In so far as it authorizes the placement of an acceptable registrant in a class denominatting utter disqualification, it may be contended that the directive of April 26th is in excess of and in contravention of the congressional mandate. Sufficient it is to say that the petitioner herein in has been deprived of no substantial rights by the Board's failure to re-classify him into Class IV-F after his rejection in May. Certainly the Board's action in adding (L) to his I-A classification on August 23, 1943, after his rejection on July 12, 1943, was properly in accord with the directive taking effect August 1, 1943. Procedural errors not prejudicial to substantial rights are not such errors as to render an induction improper. See United States ex rel. Bergdoll v.
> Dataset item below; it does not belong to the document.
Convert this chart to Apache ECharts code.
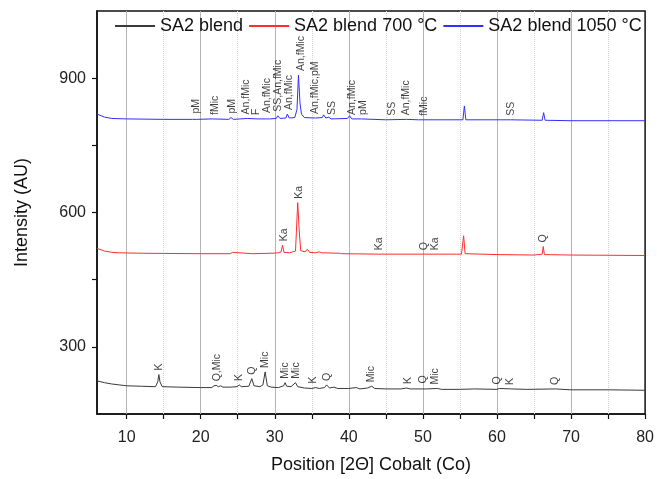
<!DOCTYPE html>
<html>
<head>
<meta charset="utf-8">
<script src="https://cdn.jsdelivr.net/npm/echarts@6/dist/echarts.min.js"></script>
<style>
  html, body { margin: 0; padding: 0; background: #fff; }
  #chart { width: 657px; height: 479px; }
</style>
</head>
<body>
<div id="chart"></div>
<script>
// XRD patterns, 2θ (Co radiation) vs intensity
const seriesNames = ['SA2 blend', 'SA2 blend 700 \u00B0C', 'SA2 blend 1050 \u00B0C'];

const rawBlend = [
  [6,224],[7,220],[8,217],[9,215],[10,213],[12,212],[13.9,211],[14.2,222],[14.35,238],[14.5,222],[14.8,211],
  [17,210],[20,209],[21.5,209],[21.8,213],[22.1,214],[22.4,211],[22.7,213],[23,210],[24,210],[24.9,211],
  [25.2,215],[25.5,211],[26.5,212],[26.9,229],[27.2,213],[28,211],[28.4,215],[28.7,244],[29.0,213],[29.5,210],
  [30.5,209],[31.2,213],[31.4,220],[31.6,212],[32.2,211],[32.8,220],[33.1,211],[34,208],[35,207],[35.5,209],
  [36,207],[36.7,209],[37,215],[37.4,208],[38,210],[38.5,207],[40,207],[41,209],[41.5,206],[42.5,208],
  [43.1,212],[43.5,207],[45,206],[47,206],[47.8,208],[48.3,206],[50,206],[50.2,209],[50.5,206],[52,207],
  [52.5,205],[55,205],[57,206],[60,205],[60.3,207],[62,206],[64,205],[67.9,206],[70,204],[75,204],[80,203]
];

const blend700 = [
  [6,520],[7,514],[8,511],[9,510],[12,509],[20,508],[24,508],[24.3,511],[24.5,508],[27,508],[29.5,509],
  [30.5,510],[30.85,512],[31.05,527],[31.25,511],[32,510],[32.8,514],[33.1,622],[33.3,560],[33.5,515],
  [34.1,512],[34.4,518],[34.7,511],[35.5,510],[36,512],[36.3,510],[38.7,509],[39,508],[44,507],[50,507],
  [55.2,507],[55.5,548],[55.7,508],[60,506],[65,505],[66.1,507],[66.25,524],[66.4,506],[70,505],[80,504]
];

const blend1050 = [
  [6,820],[7,813],[8,810],[10,809],[15,808],[18.9,808],[19.15,812],[19.4,808],[21.6,809],[23.8,808],
  [24.1,812],[24.4,808],[26.3,810],[27.6,809],[28.9,809],[29.1,813],[29.3,809],[30.2,810],[30.4,816],
  [30.7,810],[31.5,811],[31.7,820],[31.95,811],[32.7,812],[33.0,830],[33.2,907],[33.4,846],[33.6,820],
  [34,812],[35.5,811],[36.4,812],[36.6,818],[36.9,811],[37.3,813],[37.6,809],[39.8,810],[40.1,816],
  [40.4,809],[41.7,809],[45,807],[47.8,808],[49.4,807],[55.4,807],[55.6,838],[55.8,807],[61.8,807],
  [66.1,806],[66.3,823],[66.5,806],[70,805],[80,805]
];

// Phase labels: [2θ, text]
const phasesBlend = [
  [14.35,'K'],[22.15,'Q,Mic'],[25.2,'K'],[26.9,'Q'],[28.7,'Mic'],[31.4,'Mic'],[32.9,'Mic'],[35.2,'K'],
  [37.1,'Q'],[43.0,'Mic'],[48.0,'K'],[50.0,'Q'],[51.6,'Mic'],[60.0,'Q'],[61.8,'K'],[67.8,'Q']
];
const phases700 = [
  [31.3,'Ka'],[33.3,'Ka'],[44.05,'Ka'],[50.2,'Q'],[51.7,'Ka'],[66.2,'Q']
];
const phases1050 = [
  [19.4,'pM'],[22.0,'fMic'],[24.3,'pM'],[26.1,'An,fMic'],[27.5,'F'],[29.0,'An,fMic'],[30.5,'SS,An,fMic'],
  [31.9,'An,fMic'],[33.5,'An,fMic'],[35.5,'An,fMic,pM'],[37.7,'SS'],[40.5,'An,fMic'],[41.9,'pM'],
  [45.9,'SS'],[47.8,'An,fMic'],[50.1,'fMic'],[61.9,'SS']
];

// Axis ticks
const xMajorTicks = [10,20,30,40,50,60,70,80];
const xMinorTicks = [15,25,35,45,55,65,75];
const yTicks = [300,450,600,750,900];
const yTickLabels = [300,600,900];

const colors = ['#3a3a3a', '#ff2d2d', '#3030ff'];
const FONT = 'Liberation Sans, Arial, sans-serif';

// Highest point of a trace near a given 2θ, used to seat each phase label
function localMax(data, x, w) {
  let m = -Infinity;
  for (const p of data) if (Math.abs(p[0] - x) <= w) m = Math.max(m, p[1]);
  if (m === -Infinity) {
    for (let i = 1; i < data.length; i++) {
      if (data[i][0] >= x) {
        const a = data[i-1], b = data[i];
        m = a[1] + (b[1] - a[1]) * (x - a[0]) / (b[0] - a[0]);
        break;
      }
    }
  }
  return m;
}

function labelSeries(phases, data) {
  return {
    type: 'scatter',
    symbolSize: 0,
    silent: true,
    z: 4,
    data: phases.map(p => [p[0], localMax(data, p[0], 0.35), p[1]]),
    label: {
      show: true,
      position: 'top',
      distance: 4,
      rotate: 90,
      align: 'left',
      verticalAlign: 'middle',
      fontSize: 10.5,
      fontFamily: FONT,
      color: '#111',
      formatter: p => p.data[2]
    }
  };
}

const gridLines = xMajorTicks.filter(v => v < 80).map(v => ({
  xAxis: v, lineStyle: { color: '#b4b4b4', width: 1, type: 'solid' }
})).concat(xMinorTicks.map(v => ({
  xAxis: v, lineStyle: { color: '#d4d4d4', width: 1, type: 'dotted' }
})));

const chart = echarts.init(document.getElementById('chart'), null, { renderer: 'canvas' });

chart.setOption({
  animation: false,
  backgroundColor: '#ffffff',
  textStyle: { fontFamily: FONT },
  grid: {
    left: 97, right: 10, top: 11, bottom: 63,
    show: true, borderColor: '#111', borderWidth: 1.5, backgroundColor: 'transparent'
  },
  legend: {
    top: 12, left: 110,
    itemWidth: 40, itemHeight: 14, itemGap: 6,
    textStyle: { fontSize: 18, fontFamily: FONT, color: '#111' },
    data: seriesNames.map(n => ({ name: n, icon: 'path://M0,6 L40,6 L40,8 L0,8 Z' }))
  },
  xAxis: {
    type: 'value', min: 6, max: 80,
    name: 'Position [2\u0398] Cobalt (Co)',
    nameLocation: 'middle', nameGap: 42,
    nameTextStyle: { fontSize: 18, color: '#111', fontFamily: FONT },
    axisLine: { show: true, onZero: false, lineStyle: { color: '#111', width: 1.5 } },
    axisTick: { show: true, length: 5, customValues: xMajorTicks.concat(xMinorTicks), lineStyle: { color: '#111', width: 1.2 } },
    axisLabel: { customValues: xMajorTicks, fontSize: 16, color: '#222', margin: 16, fontFamily: FONT },
    splitLine: { show: false }
  },
  yAxis: {
    type: 'value', min: 150, max: 1050,
    name: 'Intensity (AU)',
    nameLocation: 'middle', nameGap: 66,
    nameTextStyle: { fontSize: 18, color: '#111', fontFamily: FONT },
    axisLine: { show: true, onZero: false, lineStyle: { color: '#111', width: 1.5 } },
    axisTick: { show: true, length: 5, customValues: yTicks, lineStyle: { color: '#111', width: 1.2 } },
    axisLabel: { customValues: yTickLabels, fontSize: 16, color: '#222', margin: 11, fontFamily: FONT },
    splitLine: { show: false }
  },
  series: [
    {
      name: seriesNames[0], type: 'line', data: rawBlend, symbol: 'none', z: 3,
      lineStyle: { color: colors[0], width: 1 }, itemStyle: { color: colors[0] },
      markLine: { silent: true, symbol: 'none', z: 1, label: { show: false }, data: gridLines }
    },
    {
      name: seriesNames[1], type: 'line', data: blend700, symbol: 'none', z: 3,
      lineStyle: { color: colors[1], width: 1 }, itemStyle: { color: colors[1] }
    },
    {
      name: seriesNames[2], type: 'line', data: blend1050, symbol: 'none', z: 3,
      lineStyle: { color: colors[2], width: 1 }, itemStyle: { color: colors[2] }
    },
    labelSeries(phasesBlend, rawBlend),
    labelSeries(phases700, blend700),
    labelSeries(phases1050, blend1050)
  ]
});
</script>
</body>
</html>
Drum, 2 Cir., 1939, 107 F.2d 897, 129 A.L.R. 1165; Ex parte McDonald, D.C., 253 F. 99.
The foregoing when considered with the fact that petitioner was granted an appearance and knew of his appeal rights and allowed the time to expire without availing himself of them does not put him in a favorable light in his claim that the Board's later action had an incidental effect of not permitting him another chance of appeal.
Let the writ be quashed and an order be prepared accordingly.